Mais même si l'indignation unanime du parti républicain obéit à des motifs aussi bien électoraux que moraux, elle a le mérite d'exister. Lors de l'affaire Rush Limbaugh, du nom de cet animateur radio ultraconservateur qui avait traité de "traînée" une étudiante venue défendre le financement de la contraception au Congrès, Mitt Romney et ses lieutenants s'étaient contentés de déclarations frileuses, sans condamner ouvertement un comportement pourtant plus qu'outrancier. Et le camp Obama n'avait pas manqué de le souligner.

Parce que les modérés reprennent des couleurs

Cette fois, l'épisode a permis à l'aile modérée du parti de sortir du bois. Asphyxiée par sa radicalisation depuis 2010, les élus républicains aux vues plus mesurées peuvent enfin faire entendre leur voix sans prendre une volée de bois vert.

Le sénateur du Massachusetts, Scott Brown, menacé par la démocrate Elizabeth Warren dans son Etat, a été le premier à appeler Akin à se retirer, expliquant qu'il n'y avait "aucune place dans le discours [du parti] pour ce genre de raisonnement  odieux". Le républicain modéré a aussi, chose plus rare, critiqué ouvertement la position dominante du parti sur l'avortement, entérinée mardi 21 août par un programme officiel le condamnant, quels qu'en soient les motifs.

"Je crois que (ce programme) est une erreur, car il refuse de prendre en compte l'opinion de républicains favorables au droit à l'avortement, comme moi-même. (…) Si nous voulons croître et prospérer dans ce grand pays, nous nous devons d'être un parti ouvert et tolérant", a-t-il écrit dans une lettre au président du comité national républicain. D'autres figures de l'aile modérée, comme Olympia Snowe, une sénatrice républicaine respectée du Maine, ont également réagi. 

 Parce que Romney n'a plus à se cacher

Autrefois considéré comme un modéré, favorable au droit à l'avortement, Mitt Romney a changé plusieurs fois son fusil d'épaule avant de se définir comme "pro-life" convaincu. Le choix du très conservateur Paul Ryan comme colistier semblait confirmer un alignement de facto avec l'aile droite du parti. 

Il pourrait profiter de cet épisode pour remettre les pendules à l'heure.

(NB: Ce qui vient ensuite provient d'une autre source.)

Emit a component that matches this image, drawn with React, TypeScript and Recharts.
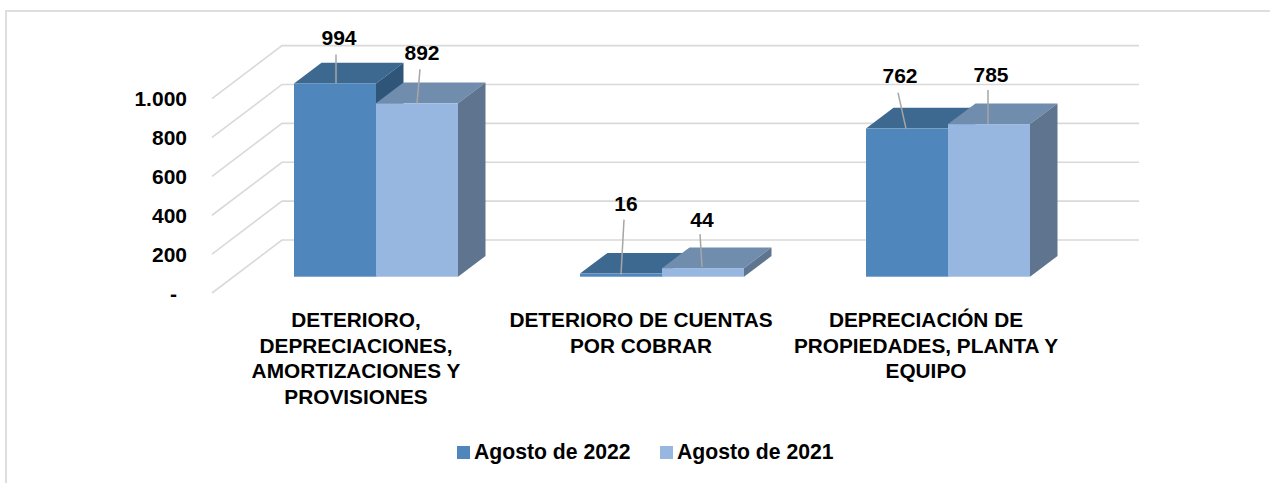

L'affaire Akin "donne à Romney, Scott Brown et d'autres l'opportunité de mettre un peu de distance entre eux et la base [ultraconservatrice] du parti", explique ainsi Rob Stutzman, un spécialiste en communication politique qui a travaillé pour Romney en 2008, cité par Politico

S'il restait volontairement vague sur le sujet dans son programme officiel (en anglais), Mitt Romney a d'ailleurs clarifié les choses après l'épisode Akin : non, il n'est pas opposé à l'avortement en cas de viol, a précisé son équipe de campagne. Et tant pis pour les opinions de son colistier, qui a dû s'aligner.